Taking every reasonable step, and even some unreasonable ones, to keep Wanganeen-Milera, is rational. But that doesn’t mean it’ll work. The players St Kilda have brought in during this trade period won’t make them Premiership contenders. Frankly, I’m sceptical they’ll even make the Saints a finals side. There were nine good teams in 2025. Sydney and Port Adelaide, preliminary finalists just last year, will both believe they can bounce back after disappointing seasons. Will St Kilda be better than any of those 11 sides, especially given the broad error bars around Max King, Phillipou, and as-yet unresolved questions about their ruck corps? But here’s where I think that most observers and St Kilda are having different conversations. Instead of asking whether St Kilda will play finals in 2026, we should be asking: is St Kilda’s attempt to demonstrate their ambition to keep Nasiah Wanganeen-Milera and surround him with quality more likely to eventually yield success – the sort of success that convinces him to sign a long-term deal – than doing things the way they have been (building through the draft, losing players to more putatively attractive clubs, and constantly resetting the clock)? I think it probably is. Because the reality is they weren’t on the trajectory that ended in them retaining Wanganeen-Milera past 2027. And right now, if there’s no Nasiah, there’s no party.

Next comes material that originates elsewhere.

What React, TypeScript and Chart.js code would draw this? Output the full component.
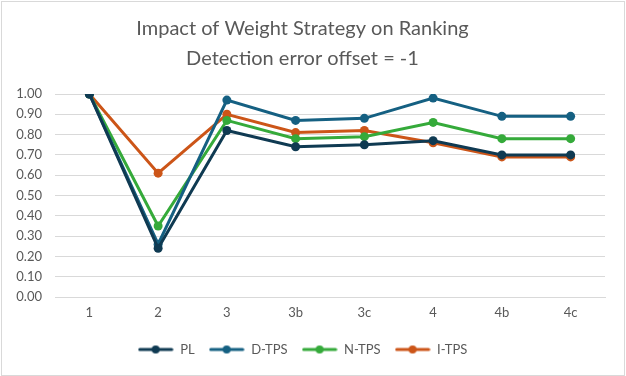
import React, { useEffect, useRef } from "react";
import { Chart, registerables } from "chart.js";

Chart.register(...registerables);

const categories = ["1", "2", "3", "3b", "3c", "4", "4b", "4c"];
const plValues = [1.0, 0.24, 0.82, 0.74, 0.75, 0.77, 0.7, 0.7];
const dtpsValues = [1.0, 0.26, 0.97, 0.87, 0.88, 0.98, 0.89, 0.89];
const ntpsValues = [1.0, 0.35, 0.87, 0.78, 0.79, 0.86, 0.78, 0.78];
const itpsValues = [1.0, 0.61, 0.9, 0.81, 0.82, 0.76, 0.69, 0.69];
const seriesNames = ["PL", "D-TPS", "N-TPS", "I-TPS"];
const seriesColors = ["#0F3A52", "#156082", "#35AA3A", "#CC5518"];
const titleLines = ["Impact of Weight Strategy on Ranking", "Detection error offset = -1"];

const FONT = "Lato, 'Open Sans', sans-serif";

function legendImage(color: string) {
  const c = document.createElement("canvas");
  c.width = 36;
  c.height = 12;
  const ctx = c.getContext("2d")!;
  ctx.strokeStyle = color;
  ctx.lineWidth = 3;
  ctx.lineCap = "round";
  ctx.beginPath();
  ctx.moveTo(2, 6);
  ctx.lineTo(34, 6);
  ctx.stroke();
  ctx.fillStyle = color;
  ctx.beginPath();
  ctx.arc(18, 6, 4, 0, Math.PI * 2);
  ctx.fill();
  return c;
}

const borderPlugin = {
  id: "outerBorder",
  afterDraw(chart: any) {
    const ctx = chart.ctx;
    ctx.save();
    ctx.strokeStyle = "#d9d9d9";
    ctx.lineWidth = 1;
    ctx.strokeRect(1.5, 1.5, chart.width - 3, chart.height - 2);
    ctx.restore();
  },
};

export default function App() {
  const ref = useRef<HTMLCanvasElement>(null);
  useEffect(() => {
    document.body.style.margin = "0";
    const all = [plValues, dtpsValues, ntpsValues, itpsValues];
    const chart = new Chart(ref.current!, {
      type: "line",
      data: {
        labels: categories,
        datasets: all.map((vals, i) => ({
          label: seriesNames[i],
          data: vals,
          borderColor: seriesColors[i],
          backgroundColor: seriesColors[i],
          borderWidth: 3,
          pointRadius: 4.5,
          pointHoverRadius: 4.5,
          pointBorderWidth: 0,
          tension: 0,
          pointStyle: "circle",
        })),
      },
      options: {
        animation: false,
        responsive: false,
        maintainAspectRatio: false,
        layout: { padding: { left: 0, right: 21, top: 0, bottom: 10 } },
        plugins: {
          tooltip: { enabled: false },
          title: {
            display: true,
            text: titleLines,
            color: "#595959",
            font: { family: FONT, size: 20, weight: "normal", lineHeight: 1.5 },
            padding: { top: 14, bottom: 20 },
          },
          legend: {
            position: "bottom",
            labels: {
              usePointStyle: true,
              pointStyleWidth: 36,
              color: "#595959",
              font: { family: FONT, size: 13 },
              padding: 14,
              generateLabels: (chart: any) =>
                chart.data.datasets.map((ds: any, i: number) => ({
                  text: ds.label,
                  fillStyle: seriesColors[i],
                  strokeStyle: seriesColors[i],
                  lineWidth: 0,
                  pointStyle: legendImage(seriesColors[i]),
                  datasetIndex: i,
                  hidden: false,
                  fontColor: "#595959",
                })),
            },
          },
        },
        scales: {
          x: {
            offset: true,
            grid: { display: false, drawTicks: false, offset: true },
            border: { display: true, color: "#d9d9d9" },
            ticks: { color: "#595959", font: { family: FONT, size: 13 }, padding: 8 },
            afterFit: (s: any) => {
              s.height = 32;
            },
          },
          y: {
            min: 0,
            max: 1,
            ticks: {
              stepSize: 0.1,
              color: "#595959",
              font: { family: FONT, size: 13 },
              padding: 13,
              callback: (v: any) => Number(v).toFixed(2),
            },
            grid: { color: "#d9d9d9", drawTicks: false },
            border: { display: false },
            afterFit: (s: any) => {
              s.width = 55;
            },
          },
        },
      },
      plugins: [borderPlugin],
    });
    return () => chart.destroy();
  }, []);
  return <canvas ref={ref} width={626} height={376} style={{ display: "block" }} />;
}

Understanding risk requires looking at counterfactuals and opportunity cost. In the subtitle to this post, I wrote that the Saints are applying the Costanza Method to list management. I wasn’t joking. St Kilda’s drafting has produced one superstar and too many maybes. If there are moves you can make to leverage your prime asset – and avoid selling him for an unsatisfactory price in two years, setting back the entire list build, and disappointing supporters anew – you make them. St Kilda’s pivot might fail; it probably will. But a bad outcome isn’t the same as a bad process. For a club long defined by martyrdom, that’s progress in itself. If the Saints are doomed to die again, at least this time they’ll die trying.